Form 8-K

UNITED STATES

SECURITIES AND EXCHANGE COMMISSION

Washington, D.C. 20549

 


FORM 8-K

CURRENT REPORT

Pursuant to Section 13 or 15(d) of the Securities Exchange Act of 1934

Date of Report (Date of Earliest Event Reported): June 19, 2006

 


VENTAS, INC.

(Exact Name of Registrant as Specified in Its Charter)

 

Delaware   1-10989   61-1055020

(State or Other Jurisdiction

of Incorporation)

 

(Commission

File Number)

 

(IRS Employer

Identification No.)

 

10350 Ormsby Park Place, Suite 300, Louisville, Kentucky   40223
(Address of Principal Executive Offices)   (Zip Code)

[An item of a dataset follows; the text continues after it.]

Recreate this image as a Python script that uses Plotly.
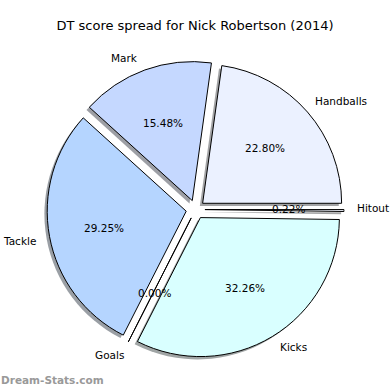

Registrant’s Telephone Number, Including Area Code: (502) 357-9000

Not Applicable

Former Name or Former Address, if Changed Since Last Report

Check the appropriate box below if the Form 8-K filing is intended to simultaneously satisfy the filing obligation of the Registrant under any of the following provisions:

 

¨ Written communications pursuant to Rule 425 under the Securities Act (17 CFR 230.425)

 

¨ Soliciting material pursuant to Rule 14a-12 under the Exchange Act (17 CFR 240.14a-12)

 

¨ Pre-commencement communications pursuant to Rule 14d-2(b) under the Exchange Act (17 CFR 240.14d-2(b))

 

¨ Pre-commencement communications pursuant to Rule 13e-4(c) under the Exchange Act (17 CFR 240.13e-4(c))

 



Item 8.01.     Other Events.

On June 19, 2006, Ventas, Inc. (the “Company”) announced that it had formally demanded from its tenant, Kindred Healthcare, Inc. (“Kindred”), certain information relating to the facilities leased by the Company to Kindred under four master leases (the “Master Leases”) between the companies. In response, Kindred filed a lawsuit against the Company seeking immediate injunctive and declaratory relief to prevent any termination of the Master Leases based on Kindred’s refusal to deliver such information. Pursuant to a Stipulation entered into by the parties, Kindred agreed not to pursue its motions for emergency injunctive relief and the Company agreed not to take further action to terminate or declare an event of default under the Master Leases, in each case generally pending the court’s ruling in the case.

A copy of the press release issued by the Company on June 19, 2006 is filed herewith as Exhibit 99.1 and incorporated in this Item 8.01 by reference.

Item 9.01.     Financial Statements and Exhibits.

 

  (a) Financial Statements of Businesses Acquired.

Not applicable.

 

  (b) Pro Forma Financial Information.

Not applicable.

 

  (c) Exhibits:

 

Exhibit
Number
  

Description

99.1    Press release issued by the Company on June 19, 2006.


SIGNATURES

Pursuant to the requirements of the Securities Exchange Act of 1934, the Registrant has duly caused this report to be signed on its behalf by the undersigned thereunto duly authorized.

 

    VENTAS, INC.
Date: June 20, 2006     By:   /s/ T. Richard Riney
       

T. Richard Riney

Executive Vice President, General

Counsel and Corporate Secretary


EXHIBIT INDEX

 

Exhibit
Number
  

Description

99.1    Press release issued by the Company on June 19, 2006.